6. Interpretability, Verification, and Modularity

QDINs provide directly interpretable outputs for each query type:

Reachability masks offer explicit spatial visualization of possible agent locations within a horizon.
Path outputs enumerate step-wise plans as human-understandable trajectories.
Comparisons yield meaningful probabilistic preferences between alternative goals.
Standard policies retain RL compatibility.

The modularity of QDINs supports formal safety verification (e.g., checking that unsafe states do not appear in reachable sets) and interactive human–AI teaming—for example, a user querying whether an agent can reach a location within a specified budget and instantly observing either path or coverage mask. Extensions to temporal logic or probabilistic query types are enabled by simply adding new neural modules, without model reengineering.

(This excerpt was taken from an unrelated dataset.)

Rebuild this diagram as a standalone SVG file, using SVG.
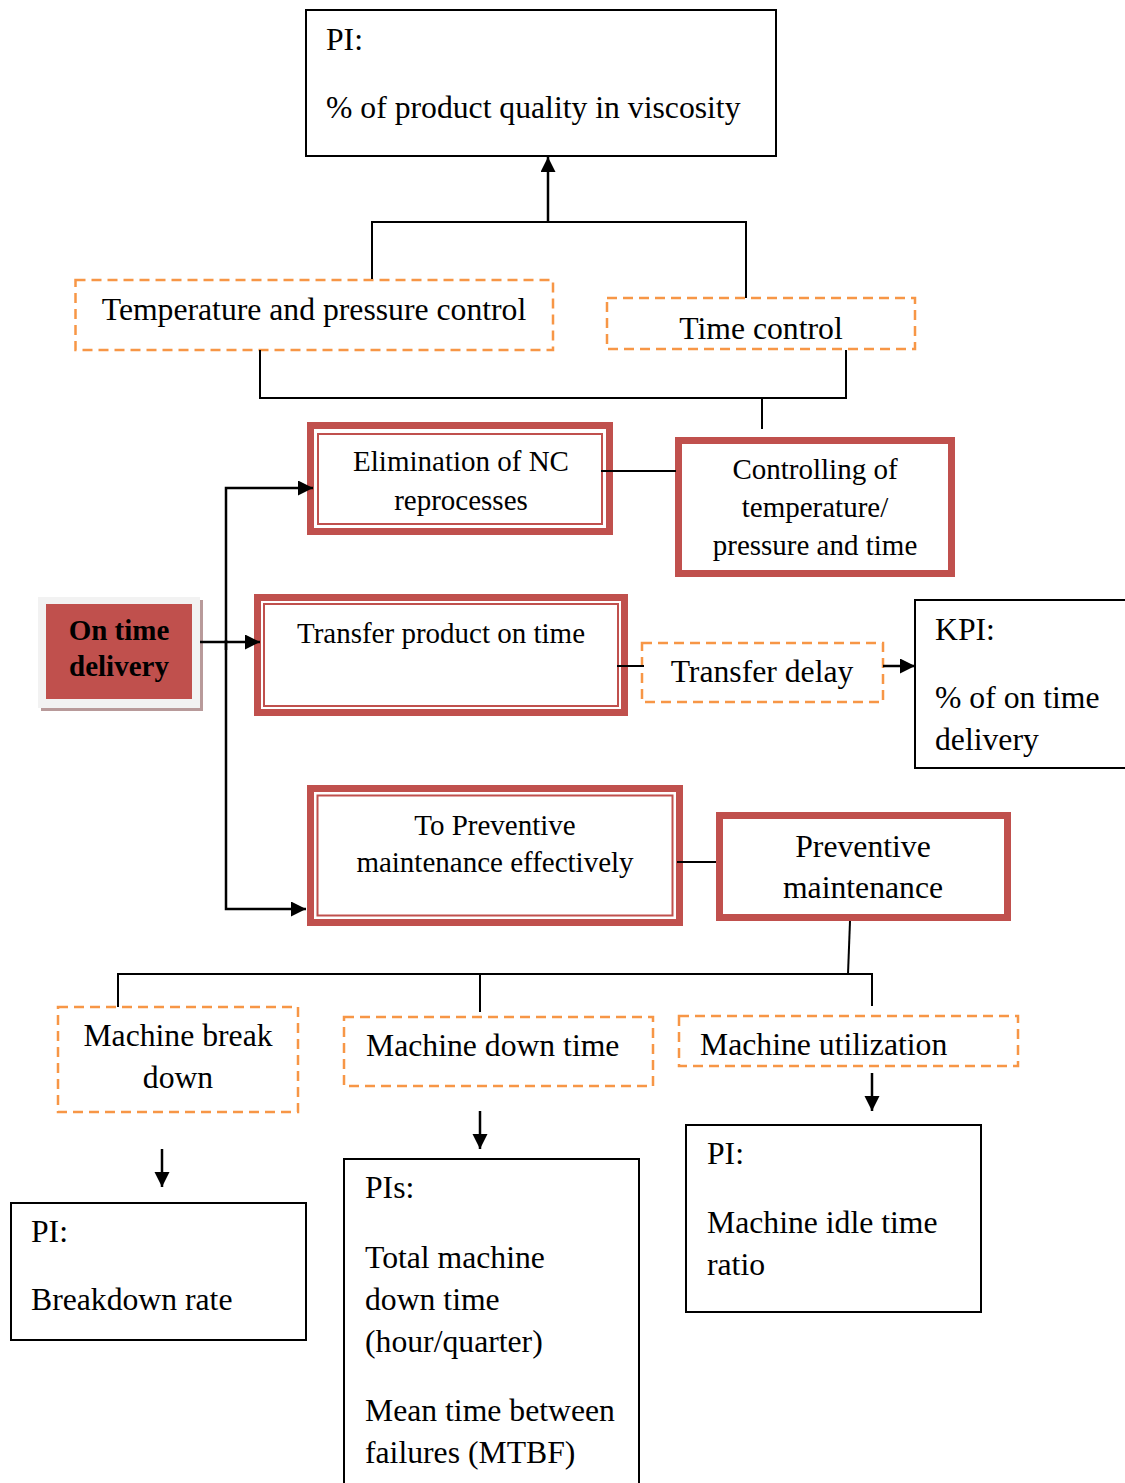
<svg xmlns="http://www.w3.org/2000/svg" width="1125" height="1483" viewBox="0 0 1125 1483">
  <defs>
    <marker id="ah" markerUnits="userSpaceOnUse" markerWidth="16" markerHeight="16" refX="15" refY="7.5" orient="auto">
      <path d="M0,0 L15,7.5 L0,15 z" fill="#000"/>
    </marker>
    <style>
      text { font-family: "Liberation Serif", "Times New Roman", serif; fill: #000; }
      .t { font-size: 31.7px; }
      .s { font-size: 29px; }
      .c { text-anchor: middle; }
      .b { font-weight: bold; font-size: 29px; text-anchor: middle; }
      .box { fill: #fff; stroke: #000; stroke-width: 2; }
      .dash { fill: #fff; stroke: #f79646; stroke-width: 2.5; stroke-dasharray: 10 6; }
      .red { fill: #fff; stroke: #c0504d; stroke-width: 7; }
      .redin { fill: none; stroke: #c0504d; stroke-width: 2; }
      .ln { fill: none; stroke: #000; stroke-width: 2; }
      .arr { fill: none; stroke: #000; stroke-width: 2.5; marker-end: url(#ah); }
    </style>
  </defs>

  <rect width="1125" height="1483" fill="#fff"/>

  <!-- top performance indicator -->
  <g id="pi-viscosity">
    <rect class="box" x="306" y="10" width="470" height="146"/>
    <text class="t" x="326" y="50">PI:</text>
    <text class="t" x="326" y="118">% of product quality in viscosity</text>
  </g>

  <g id="temp-pressure-control">
    <rect class="dash" x="75.5" y="280" width="477.5" height="70"/>
    <text class="t c" x="314" y="320">Temperature and pressure control</text>
  </g>

  <g id="time-control">
    <rect class="dash" x="607" y="298" width="308" height="51"/>
    <text class="t c" x="761" y="339">Time control</text>
  </g>

  <g id="elimination-nc">
    <rect class="red" x="310.5" y="425.5" width="299" height="106"/>
    <rect class="redin" x="318" y="434" width="284" height="90"/>
    <text class="s c" x="461" y="471">Elimination of NC</text>
    <text class="s c" x="461" y="510">reprocesses</text>
  </g>

  <g id="controlling">
    <rect class="red" x="678.5" y="440.5" width="273" height="133"/>
    <text class="s c" x="815" y="479">Controlling of</text>
    <text class="s c" x="815" y="517">temperature/</text>
    <text class="s c" x="815" y="555">pressure and time</text>
  </g>

  <g id="on-time-delivery">
    <rect x="41" y="600" width="162" height="111" fill="#b89a9a"/>
    <rect x="38" y="597" width="162" height="111" fill="#f2f2f2"/>
    <rect x="46" y="604" width="146" height="95" fill="#c0504d"/>
    <text class="b" x="119" y="640">On time</text>
    <text class="b" x="119" y="676">delivery</text>
  </g>

  <g id="transfer-product">
    <rect class="red" x="257.5" y="597.5" width="367" height="115"/>
    <rect class="redin" x="264" y="604" width="354" height="102"/>
    <text class="s c" x="441" y="643">Transfer product on time</text>
  </g>

  <g id="transfer-delay">
    <rect class="dash" x="642" y="643" width="241" height="59"/>
    <text class="t c" x="762" y="682">Transfer delay</text>
  </g>

  <g id="kpi-on-time">
    <rect class="box" x="915" y="600" width="220" height="168"/>
    <text class="t" x="935" y="640">KPI:</text>
    <text class="t" x="935" y="708">% of on time</text>
    <text class="t" x="935" y="750">delivery</text>
  </g>

  <g id="to-preventive">
    <rect class="red" x="310.5" y="788.5" width="369" height="134"/>
    <rect class="redin" x="317.5" y="795.5" width="355" height="120"/>
    <text class="s c" x="495" y="835">To Preventive</text>
    <text class="s c" x="495" y="872">maintenance effectively</text>
  </g>

  <g id="preventive-maintenance">
    <rect class="red" x="719.5" y="815.5" width="288" height="102"/>
    <text class="t c" x="863" y="857">Preventive</text>
    <text class="t c" x="863" y="898">maintenance</text>
  </g>

  <g id="machine-breakdown">
    <rect class="dash" x="58" y="1007" width="240" height="105"/>
    <text class="t c" x="178" y="1046">Machine break</text>
    <text class="t c" x="178" y="1088">down</text>
  </g>

  <g id="machine-down-time">
    <rect class="dash" x="344" y="1017" width="309" height="69"/>
    <text class="t" x="366" y="1056">Machine down time</text>
  </g>

  <g id="machine-utilization">
    <rect class="dash" x="679" y="1016" width="339" height="50"/>
    <text class="t" x="700" y="1055">Machine utilization</text>
  </g>

  <g id="pi-breakdown">
    <rect class="box" x="11" y="1203" width="295" height="137"/>
    <text class="t" x="31" y="1242">PI:</text>
    <text class="t" x="31" y="1310">Breakdown rate</text>
  </g>

  <g id="pi-down-time">
    <rect class="box" x="344" y="1159" width="295" height="340"/>
    <text class="t" x="365" y="1198">PIs:</text>
    <text class="t" x="365" y="1268">Total machine</text>
    <text class="t" x="365" y="1310">down time</text>
    <text class="t" x="365" y="1352">(hour/quarter)</text>
    <text class="t" x="365" y="1421">Mean time between</text>
    <text class="t" x="365" y="1463">failures (MTBF)</text>
  </g>

  <g id="pi-idle-time">
    <rect class="box" x="686" y="1125" width="295" height="187"/>
    <text class="t" x="707" y="1164">PI:</text>
    <text class="t" x="707" y="1233">Machine idle time</text>
    <text class="t" x="707" y="1275">ratio</text>
  </g>

  <!-- connectors, drawn over the node borders -->
  <g id="connectors">
    <path class="ln" d="M372,279 V222 H746 V298"/>
    <path class="arr" d="M548,222 V157"/>
    <path class="ln" d="M260,350 V398 H846 V350"/>
    <path class="ln" d="M762,398 V429"/>
    <path class="ln" d="M601,471 H676"/>
    <path class="arr" d="M200,642 H260"/>
    <path class="arr" d="M226,650 V488 H313"/>
    <path class="arr" d="M226,640 V909 H306"/>
    <path class="ln" d="M617,666 H644"/>
    <path class="arr" d="M883,666 H915"/>
    <path class="ln" d="M677,862 H716"/>
    <path class="ln" d="M850,921 L848,974"/>
    <path class="ln" d="M118,1007 V974 H872 V1006"/>
    <path class="ln" d="M480,974 V1012"/>
    <path class="arr" d="M162,1149 V1187"/>
    <path class="arr" d="M480,1111 V1149"/>
    <path class="arr" d="M872,1073 V1111"/>
  </g>
</svg>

QDINs generalize and unify previous approaches to deterministic and probabilistic inference:

The structure mirrors the Query DAG (Q-DAG) approach for Bayesian networks, which compiles possible inferences into a single optimized data structure, enabling fast evaluation and update (Darwiche et al., 2013).
In undirected graphical models, unrolled inference networks (e.g., QT-NN) answer arbitrary subsetting queries over observed variables, sidestepping intractable partition functions and amortizing inference via deterministic mappings (Lazaro-Gredilla et al., 2019).
From an operator-theoretic perspective, QDINs embody the paradigm of learning a conditional expectation operator in a finite basis: encoding arbitrary queries as coefficients and producing answers by a single forward pass and inner product, as characterized in Neural Conditional Probability (Kostic et al., 1 Jul 2024).

This modularity, combined with direct end-to-end training for diverse queries, positions QDINs as a general substrate for compositional, fast, and interpretable conditional inference, with applications ranging from explainable reinforcement learning to probabilistic reasoning and uncertainty quantification.